Oficjalne stanowisko jest takie, że proboszcz gorzowskiej Katedry odszedł na własną prośbę. Nikt z księży nie wierzy jednak, że skromny i pokorny kapłan, ale z ogromnym potencjałem i energią, odchodzi z parafii po zaledwie siedmiu latach, bo sam o to poprosił. Takiego precedensu jeszcze nie było...

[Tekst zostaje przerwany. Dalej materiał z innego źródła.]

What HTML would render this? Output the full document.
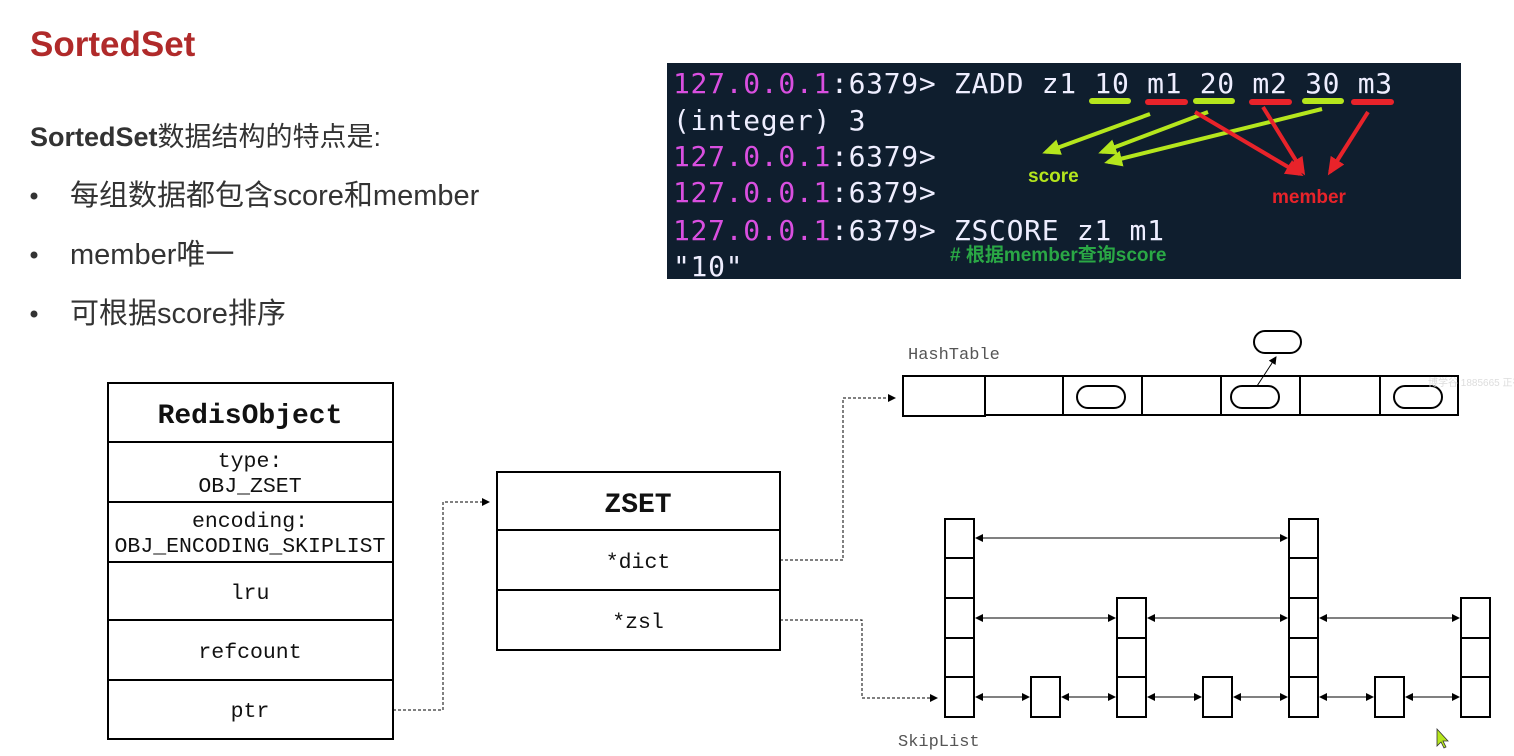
<!DOCTYPE html>
<html><head><meta charset="utf-8"><style>
body{margin:0;background:#fff;width:1514px;height:756px;overflow:hidden}
svg{display:block}
</style></head><body>
<svg width="1514" height="756" xmlns="http://www.w3.org/2000/svg">
<defs>
<marker id="a" markerWidth="8" markerHeight="8" refX="7" refY="4" orient="auto" markerUnits="userSpaceOnUse"><path d="M0,0 L8,4 L0,8 z" fill="#000"/></marker>
<marker id="as" markerWidth="8" markerHeight="8" refX="1" refY="4" orient="auto" markerUnits="userSpaceOnUse"><path d="M8,0 L0,4 L8,8 z" fill="#000"/></marker>
<marker id="g" markerWidth="18" markerHeight="16" refX="14" refY="8" orient="auto" markerUnits="userSpaceOnUse"><path d="M0,0 L18,8 L0,16 z" fill="#b5e61d"/></marker>
<marker id="r" markerWidth="18" markerHeight="16" refX="14" refY="8" orient="auto" markerUnits="userSpaceOnUse"><path d="M0,0 L18,8 L0,16 z" fill="#e8232a"/></marker>
</defs>
<g font-family="'Liberation Sans','Noto Sans CJK SC',sans-serif">
<text x="30" y="56" font-size="35" font-weight="bold" fill="#b02a2a">SortedSet</text>
<text x="30" y="146" font-size="27" fill="#333"><tspan font-weight="bold">SortedSet</tspan>数据结构的特点是:</text>
<g font-size="29" fill="#333">
<circle cx="34" cy="196" r="3.5" fill="#333"/><text x="70" y="205">每组数据都包含score和member</text>
<circle cx="34" cy="255" r="3.5" fill="#333"/><text x="70" y="264">member唯一</text>
<circle cx="34" cy="314" r="3.5" fill="#333"/><text x="70" y="323">可根据score排序</text>
</g>
</g>
<rect x="667" y="63" width="794" height="216" fill="#0f1e2e"/>
<g font-family="'DejaVu Sans Mono','Liberation Mono',monospace" font-size="28" fill="#eef" letter-spacing="0.7">
<text x="673" y="93"><tspan fill="#d94fe0">127.0.0.1</tspan>:6379&gt; ZADD z1 10 m1 20 m2 30 m3</text>
<text x="673" y="130">(integer) 3</text>
<text x="673" y="166"><tspan fill="#d94fe0">127.0.0.1</tspan>:6379&gt;</text>
<text x="673" y="202"><tspan fill="#d94fe0">127.0.0.1</tspan>:6379&gt;</text>
<text x="673" y="240"><tspan fill="#d94fe0">127.0.0.1</tspan>:6379&gt; ZSCORE z1 m1</text>
<text x="673" y="276">"10"</text>
</g>
<g stroke-width="6" stroke-linecap="round">
<line x1="1092" y1="101" x2="1128" y2="101" stroke="#b5e61d"/>
<line x1="1148" y1="102" x2="1185" y2="102" stroke="#e8232a"/>
<line x1="1196" y1="101" x2="1232" y2="101" stroke="#b5e61d"/>
<line x1="1252" y1="102" x2="1289" y2="102" stroke="#e8232a"/>
<line x1="1305" y1="101" x2="1341" y2="101" stroke="#b5e61d"/>
<line x1="1354" y1="102" x2="1391" y2="102" stroke="#e8232a"/>
</g>
<g stroke-width="4">
<line x1="1150" y1="114" x2="1046" y2="152" stroke="#b5e61d" marker-end="url(#g)"/>
<line x1="1208" y1="112" x2="1102" y2="152" stroke="#b5e61d" marker-end="url(#g)"/>
<line x1="1322" y1="109" x2="1108" y2="162" stroke="#b5e61d" marker-end="url(#g)"/>
<line x1="1195" y1="112" x2="1300" y2="174" stroke="#e8232a" marker-end="url(#r)"/>
<line x1="1263" y1="107" x2="1303" y2="172" stroke="#e8232a" marker-end="url(#r)"/>
<line x1="1368" y1="112" x2="1330" y2="172" stroke="#e8232a" marker-end="url(#r)"/>
</g>
<g font-family="'Liberation Sans','Noto Sans CJK SC',sans-serif" font-weight="bold">
<text x="1028" y="182" font-size="19" fill="#b5e61d">score</text>
<text x="1272" y="203" font-size="19" fill="#e8232a">member</text>
<text x="950" y="261" font-size="19" fill="#2aa845"># 根据member查询score</text>
</g>
<g fill="#fff" stroke="#000" stroke-width="2">
<rect x="108" y="383" width="285" height="356"/>
<line x1="108" y1="442" x2="393" y2="442"/><line x1="108" y1="502" x2="393" y2="502"/>
<line x1="108" y1="562" x2="393" y2="562"/><line x1="108" y1="620" x2="393" y2="620"/>
<line x1="108" y1="680" x2="393" y2="680"/>
<rect x="497" y="472" width="283" height="178"/>
<line x1="497" y1="530" x2="780" y2="530"/><line x1="497" y1="590" x2="780" y2="590"/>
</g>
<g font-family="'Liberation Mono','DejaVu Sans Mono',monospace" font-size="21.5" fill="#111" text-anchor="middle">
<text x="250" y="423" font-size="28" font-weight="bold">RedisObject</text>
<text x="250" y="467">type:</text><text x="250" y="492">OBJ_ZSET</text>
<text x="250" y="527">encoding:</text><text x="250" y="552">OBJ_ENCODING_SKIPLIST</text>
<text x="250" y="599">lru</text><text x="250" y="658">refcount</text><text x="250" y="717">ptr</text>
<text x="638" y="512" font-size="28" font-weight="bold">ZSET</text>
<text x="638" y="568">*dict</text><text x="638" y="628">*zsl</text>
<text x="908" y="359" font-size="17" fill="#555" text-anchor="start">HashTable</text>
<text x="898" y="746" font-size="17" fill="#555" text-anchor="start">SkipList</text>
</g>
<g fill="none" stroke="#000" stroke-width="1" stroke-dasharray="3,2">
<polyline points="393,710 443,710 443,502 489,502" marker-end="url(#a)"/>
<polyline points="780,560 843,560 843,398 895,398" marker-end="url(#a)"/>
<polyline points="780,620 862,620 862,698 937,698" marker-end="url(#a)"/>
</g>
<g fill="#fff" stroke="#000" stroke-width="2">
<rect x="903" y="376" width="82" height="40"/>
<rect x="985" y="376" width="473" height="39"/>
<line x1="1063" y1="376" x2="1063" y2="415"/><line x1="1142" y1="376" x2="1142" y2="415"/>
<line x1="1221" y1="376" x2="1221" y2="415"/><line x1="1300" y1="376" x2="1300" y2="415"/>
<line x1="1380" y1="376" x2="1380" y2="415"/>
<rect x="1077" y="386" width="48" height="22" rx="11"/>
<rect x="1231" y="386" width="48" height="22" rx="11"/>
<rect x="1394" y="386" width="48" height="22" rx="11"/>
<rect x="1254" y="331" width="47" height="22" rx="11"/>
</g>
<line x1="1257" y1="386" x2="1276" y2="357" stroke="#000" stroke-width="1" marker-end="url(#a)"/>
<g fill="#fff" stroke="#000" stroke-width="2">
<rect x="945" y="519" width="29" height="198"/>
<line x1="945" y1="558" x2="974" y2="558"/><line x1="945" y1="598" x2="974" y2="598"/><line x1="945" y1="638" x2="974" y2="638"/><line x1="945" y1="677" x2="974" y2="677"/>
<rect x="1289" y="519" width="29" height="198"/>
<line x1="1289" y1="558" x2="1318" y2="558"/><line x1="1289" y1="598" x2="1318" y2="598"/><line x1="1289" y1="638" x2="1318" y2="638"/><line x1="1289" y1="677" x2="1318" y2="677"/>
<rect x="1117" y="598" width="29" height="119"/>
<line x1="1117" y1="638" x2="1146" y2="638"/><line x1="1117" y1="677" x2="1146" y2="677"/>
<rect x="1461" y="598" width="29" height="119"/>
<line x1="1461" y1="638" x2="1490" y2="638"/><line x1="1461" y1="677" x2="1490" y2="677"/>
<rect x="1031" y="677" width="29" height="40"/>
<rect x="1203" y="677" width="29" height="40"/>
<rect x="1375" y="677" width="29" height="40"/>
</g>
<g stroke="#000" stroke-width="1" marker-end="url(#a)" marker-start="url(#as)">
<line x1="976" y1="538" x2="1287" y2="538"/>
<line x1="976" y1="618" x2="1115" y2="618"/><line x1="1148" y1="618" x2="1287" y2="618"/><line x1="1320" y1="618" x2="1459" y2="618"/>
<line x1="976" y1="697" x2="1029" y2="697"/><line x1="1062" y1="697" x2="1115" y2="697"/>
<line x1="1148" y1="697" x2="1201" y2="697"/><line x1="1234" y1="697" x2="1287" y2="697"/>
<line x1="1320" y1="697" x2="1373" y2="697"/><line x1="1406" y1="697" x2="1459" y2="697"/>
</g>
<text x="1428" y="386" font-family="'Liberation Sans','Noto Sans CJK SC',sans-serif" font-size="10" fill="#ddd">博学谷 1885665 正在观看</text>
<path d="M1437,729 L1437,746 L1441,742 L1444,748 L1446,747 L1443,741 L1448,741 z" fill="#b5e61d" stroke="#333" stroke-width="0.8"/>
</svg>
</body></html>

Zasłużony, oddany i dla wszystkich otwarty. Jako pierwszy proboszcz Katedry odchodzi do parafii mniejszej i to po bardzo krótkim okresie proboszczowania. |
Decyzja zapadła kilka tygodni po ogłoszeniu przez Noncjaturę Apostolską biskupiej nominacji dla ks. Tadeusza Lityńskiego. Choć była ona zaskoczeniem dla samego zainteresowanego, to nie dla wtajemniczonych duchownych. "Już w styczniu arcybiskup Celestino Migliore mówił o dziewięciu nominacjach, a na regionalnej giełdzie chodziły rózne nazwiska i był wśród nich ks. Pawlak i ks. Kobus, to mało kto wspominał o tym, który ostatecznie biskupem został" - mówi ojciec duchowy jednego z dekanatów. Faworytem był spełniający niemal wszystkie kanoniczne wymogi - od doktoratu z liturgiki, 5-letnie doświadczenie duszpasterskie po funkcję wikariusza biskupiego - proboszcz parafi pw. św. Anny w Jordanowie ks. Zbigniew Kobus. "W Kościele nie ma polityki w rozmumieniu układów, walki o awanse oraz wpływów, ale nie jest też tak, że biskupem może zostać każdy" - mówi ksiądz. Gdy nominację biskupią otrzymał skromny proboszcz z Gorzowa, trzeba było zaspokoić ambicje tego, który w świadomości wielu, był niemal pewniakiem jako następca biskupa seniora Pawła Sochy. "Dla mnie sprawa była oczywista podczas kolacji z okazji rocznicy kapłaństwa ks. Witolda Andrzejewskiego. Podczas kolacji biskup ordynariusz formułował w obecności wszystkich dziwne sugestie" - opowiada kapłan. Jedną z nich była konstatacja: "No tak, ten Gorzów, ksiądz Zbyszek zawsze mi mówi, że jego idolem jest ksiądz Witold Andrzejewski, a ja myślałem że Pan Jezus". Kilka dni później informacja o zmianach w Parafii Katedralnej funkcjonowała nieoficjalnie, aby kilka dni później stać się faktem. Wtedy ks. Zbigniew Samociak - oczywiście "szczerze i zgodnie z rzeczywistością" - powiedział, że odchodzi na własną prośbę. Historia w dziwny sposób zatoczyła koło - jego poprzednik ks. Stanisław Garncarz przybył do Katedry właśnie z Krosna Odrzańskiego i pełnił swoją funkcję przez 14 lat, a ks. Samociak odchodzi właśnie do Krosna Odrzańskiego po zaledwie siedmiu latach proboszczowania w "Matce kościołów". Odchodzi oczywiście "na własną prośbę". Gdzie został przeniesiony? Najlepiej wyraził to jego poprzednik ks. Garncarz, który w Krośnie Odrzańskim duszpasterzował niemal przez 25 lat: "Gdy trafiłem do Krosna, było tam epicentrum ateizmu. W połowie wojskowi i ludzie obojętni religijnie. Zacząłem działać i po latach w centrum miasta stanął ołtarz, a płakali wszyscy wierni - żołnierze też".